The RWR proposal isn’t the only worry for acequia owners. Homes are being built in the hills surrounding the San Luis Valley, raising questions about how much water the new development will require.
“We’re the highest subdivided county in Colorado—with something like 47,000 parcels,” says Thomas Aragon, Costilla County assessor and a sixth-generation rancher who uses acequias higher up in the Culebra watershed. In 2020, his office received an inch of deed paperwork every week; this year it’s grown to several inches every few days.
Aragon also signed a conservation easement this summer, protecting 248 acres he inherited from his father and water that runs through it in Culebra Creek. A drought cut his hay harvest last year to only 16 percent of what he typically grows, and he had to sell 20 cows. His property is surrounded by lots ranging in size from five acres to 80 acres, most of them not yet developed.
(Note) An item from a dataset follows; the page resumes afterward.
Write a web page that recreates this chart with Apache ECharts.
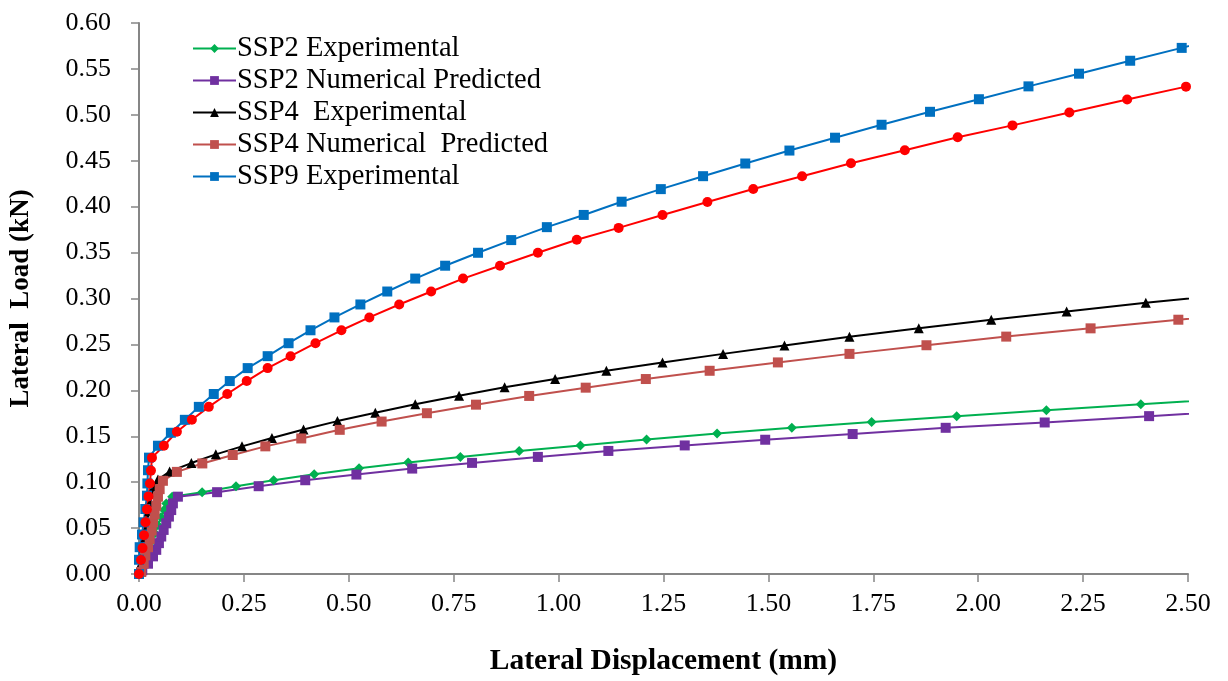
<!DOCTYPE html>
<html>
<head>
<meta charset="utf-8">
<script src="https://cdn.jsdelivr.net/npm/echarts@6/dist/echarts.min.js"></script>
<style>
  html, body { margin: 0; padding: 0; background: #fff; }
  #chart { width: 1228px; height: 681px; }
</style>
</head>
<body>
<div id="chart"></div>
<script>
// ---- Data (lateral displacement mm, lateral load kN) ----
const seriesNames = [
  'SSP2 Experimental',
  'SSP2 Numerical Predicted',
  'SSP4  Experimental',
  'SSP4 Numerical  Predicted',
  'SSP9 Experimental',
  'SSP9 Numerical Predicted'
];

const ssp2Exp = [
  [0, 0], [0.0095, 0.0087], [0.0166, 0.0173], [0.0238, 0.0271], [0.0309, 0.0357],
  [0.038, 0.0444], [0.0452, 0.0531], [0.0523, 0.0617], [0.0594, 0.0696], [0.0649, 0.0769],
  [0.0791, 0.0842], [0.1504, 0.0891], [0.2312, 0.0956], [0.3208, 0.1021], [0.4175, 0.1086],
  [0.5245, 0.1151], [0.6416, 0.1213], [0.7659, 0.1275], [0.9061, 0.134], [1.052, 0.14],
  [1.2096, 0.1465], [1.3776, 0.153], [1.5558, 0.1592], [1.746, 0.1654], [1.9487, 0.1719],
  [2.1625, 0.1784], [2.3876, 0.1849], [2.626, 0.1917]
];

const ssp2Num = [
  [0, 0], [0.0078, 0.004], [0.0214, 0.0112], [0.0333, 0.0192], [0.0411, 0.0263],
  [0.0475, 0.0336], [0.053, 0.0408], [0.0587, 0.048], [0.0649, 0.0552], [0.0713, 0.0625],
  [0.0768, 0.0696], [0.0808, 0.0769], [0.0927, 0.0842], [0.1861, 0.0891], [0.2852, 0.0956],
  [0.3962, 0.1021], [0.5181, 0.1083], [0.6511, 0.1148], [0.7937, 0.121], [0.9506, 0.1275],
  [1.1186, 0.134], [1.3006, 0.14], [1.4924, 0.1462], [1.7008, 0.1524], [1.9225, 0.1592],
  [2.1585, 0.165], [2.4073, 0.1719], [2.669, 0.1787]
];

const ssp4Exp = [
  [0, 0], [0.0036, 0.0097], [0.0071, 0.0195], [0.0107, 0.0292], [0.0143, 0.039],
  [0.0166, 0.0487], [0.0202, 0.0585], [0.0238, 0.0682], [0.0273, 0.078], [0.0309, 0.0877],
  [0.0356, 0.0953], [0.0452, 0.1029], [0.073, 0.1116], [0.1248, 0.1208], [0.183, 0.1303],
  [0.2455, 0.139], [0.3168, 0.1481], [0.3921, 0.1574], [0.4729, 0.1665], [0.5632, 0.1755],
  [0.6583, 0.1849], [0.7628, 0.1942], [0.8714, 0.2033], [0.9917, 0.2123], [1.1138, 0.2213],
  [1.2476, 0.2304], [1.3919, 0.2397], [1.5383, 0.2488], [1.6932, 0.2583], [1.8584, 0.2675],
  [2.0311, 0.2769], [2.2108, 0.2859], [2.3995, 0.2954], [2.602, 0.3043]
];

const ssp4Num = [
  [0, 0], [0.0055, 0.0022], [0.0112, 0.0112], [0.015, 0.0203], [0.0214, 0.0292],
  [0.0254, 0.0382], [0.0302, 0.0473], [0.0333, 0.0563], [0.0373, 0.0653], [0.0411, 0.0744],
  [0.0452, 0.0842], [0.0492, 0.0924], [0.057, 0.1015], [0.0903, 0.1112], [0.1509, 0.1204],
  [0.2234, 0.1296], [0.3011, 0.139], [0.3867, 0.1476], [0.4784, 0.157], [0.5782, 0.166],
  [0.6861, 0.1751], [0.8032, 0.1844], [0.9299, 0.1939], [1.0646, 0.2029], [1.2079, 0.2123],
  [1.36, 0.2213], [1.5226, 0.2304], [1.6932, 0.2397], [1.8767, 0.2491], [2.0668, 0.2585],
  [2.2678, 0.2675], [2.477, 0.2769], [2.697, 0.2865]
];

const ssp9Exp = [
  [0, 0], [0, 0.0155], [0.0016, 0.0292], [0.0071, 0.043], [0.011, 0.0563],
  [0.015, 0.0708], [0.019, 0.0853], [0.020, 0.0986], [0.0214, 0.113], [0.0238, 0.1267],
  [0.0452, 0.1397], [0.076, 0.1538], [0.1093, 0.1679], [0.1426, 0.182], [0.1782, 0.196],
  [0.2163, 0.2101], [0.259, 0.2242], [0.3066, 0.2372], [0.3565, 0.2513], [0.4087, 0.2654],
  [0.4658, 0.2794], [0.5276, 0.2935], [0.5917, 0.3076], [0.6583, 0.3217], [0.7296, 0.3357],
  [0.808, 0.3498], [0.8871, 0.3636], [0.972, 0.3777], [1.0599, 0.391], [1.1502, 0.4054],
  [1.2436, 0.4191], [1.3443, 0.4332], [1.4449, 0.447], [1.5501, 0.4611], [1.6588, 0.4751],
  [1.7697, 0.4892], [1.8852, 0.5033], [2.0017, 0.517], [2.1198, 0.531], [2.2402, 0.5448],
  [2.3622, 0.5589], [2.485, 0.5729], [2.609, 0.587]
];

const ssp9Num = [
  [0, 0], [0.0048, 0.0152], [0.0083, 0.0282], [0.0119, 0.0422], [0.0154, 0.0563],
  [0.019, 0.0704], [0.0226, 0.0845], [0.0261, 0.0986], [0.0285, 0.1126], [0.0309, 0.1267],
  [0.0594, 0.1397], [0.0903, 0.1549], [0.126, 0.1679], [0.1663, 0.182], [0.2103, 0.196],
  [0.2567, 0.2101], [0.3066, 0.2242], [0.3612, 0.2372], [0.4206, 0.2513], [0.4824, 0.2654],
  [0.549, 0.2794], [0.6202, 0.2935], [0.6963, 0.3076], [0.7723, 0.3217], [0.8603, 0.3357],
  [0.9506, 0.3498], [1.0433, 0.3639], [1.1431, 0.3769], [1.2476, 0.391], [1.3546, 0.4051],
  [1.4639, 0.4192], [1.5803, 0.4332], [1.6968, 0.4473], [1.8251, 0.4614], [1.9511, 0.4755],
  [2.0817, 0.4885], [2.2172, 0.5025], [2.355, 0.5166], [2.4952, 0.5307], [2.638, 0.5448]
];

const xTickLabels = ['0.00','0.25','0.50','0.75','1.00','1.25','1.50','1.75','2.00','2.25','2.50'];
const yTickLabels = ['0.00','0.05','0.10','0.15','0.20','0.25','0.30','0.35','0.40','0.45','0.50','0.55','0.60'];

const serif = '"Liberation Serif", "Times New Roman", serif';
const axisGray = '#868686';

const styles = [
  { color: '#00B050', symbol: 'diamond', size: 10 },
  { color: '#7030A0', symbol: 'rect', size: 10 },
  { color: '#000000', symbol: 'triangle', size: 10 },
  { color: '#C0504D', symbol: 'rect', size: 10 },
  { color: '#0070C0', symbol: 'rect', size: 10 },
  { color: '#FF0000', symbol: 'circle', size: 10 }
];
const allData = [ssp2Exp, ssp2Num, ssp4Exp, ssp4Num, ssp9Exp, ssp9Num];

const chart = echarts.init(document.getElementById('chart'));
chart.setOption({
  animation: false,
  backgroundColor: '#ffffff',
  grid: { left: 136, right: 40, top: 23, bottom: 104, containLabel: false },
  legend: {
    data: seriesNames.slice(0, 5),
    orient: 'vertical',
    left: 187,
    top: 29,
    itemWidth: 43,
    itemHeight: 11,
    itemGap: 3,
    textStyle: { fontFamily: serif, fontSize: 28.5, color: '#000', lineHeight: 28.3, padding: [0, 0, 0, -4] }
  },
  xAxis: {
    type: 'value',
    min: 0, max: 2.5, interval: 0.25,
    name: 'Lateral Displacement (mm)',
    nameLocation: 'middle',
    nameGap: 72,
    nameTextStyle: { fontFamily: serif, fontSize: 29.5, fontWeight: 'bold', color: '#000' },
    axisLine: { show: true, lineStyle: { color: axisGray, width: 2 } },
    axisTick: { show: true, inside: false, length: 8, lineStyle: { color: axisGray, width: 1.5 } },
    axisLabel: {
      fontFamily: serif, fontSize: 26, color: '#000', margin: 17,
      formatter: v => xTickLabels[Math.round(v / 0.25)]
    },
    splitLine: { show: false }
  },
  yAxis: {
    type: 'value',
    min: 0, max: 0.6, interval: 0.05,
    name: 'Lateral  Load (kN)',
    nameLocation: 'middle',
    nameGap: 104,
    nameTextStyle: { fontFamily: serif, fontSize: 27, fontWeight: 'bold', color: '#000' },
    axisLine: { show: true, lineStyle: { color: axisGray, width: 2 } },
    axisTick: { show: true, inside: false, length: 8, lineStyle: { color: axisGray, width: 1.5 } },
    axisLabel: {
      fontFamily: serif, fontSize: 26, color: '#000', margin: 28,
      formatter: v => yTickLabels[Math.round(v / 0.05)]
    },
    splitLine: { show: false }
  },
  series: allData.map((d, i) => ({
    name: seriesNames[i],
    type: 'line',
    data: d,
    clip: true,
    symbol: styles[i].symbol,
    symbolSize: styles[i].size,
    showAllSymbol: true,
    lineStyle: { color: styles[i].color, width: 2 },
    itemStyle: { color: styles[i].color },
    emphasis: { disabled: true }
  }))
});
</script>
</body>
</html>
Anxiety about development is heightened by the fact that hydrologists don’t know how additional pumping out of the aquifer will impact streams and acequias. The Colorado Division of Water Resources is conducting a study to answer this question, says Craig Cotten, a division engineer. What is clear, he adds, is that keeping water in the streams is vital for farmers who rely on acequias.
“Acequias use all the water available in Culebra Creek each year—every single drop,” Cotten says. “When the stream is out, they don’t have a backup plan.”
Water shortages can easily lead to income shortfalls. As severe drought reduced surface water and the ability to raise crops, many farmers took second jobs. Quintana is a high school math teacher, and he enjoys it. But to him, Valdez, Aragon, and others, the tradition of irrigation is almost spiritual.
As the summer sun moves higher in the sky, Quintana’s knee-high rubber boots squelch along a hay field. He stoops to gather an armful of long, flexible aluminum siphons with rubber suction cups wired to the ends. They wiggle like noodles in his arms as he lifts one over his head and plunges it into an acequia. The water flows down the tube and floods the field, snaking through a row of green stalks. The liquid will seep back into the earth, replenishing the aquifer.
“From March until November I spend half my day, every day, irrigating,” Quintana says. “All this land I have is nothing without water.”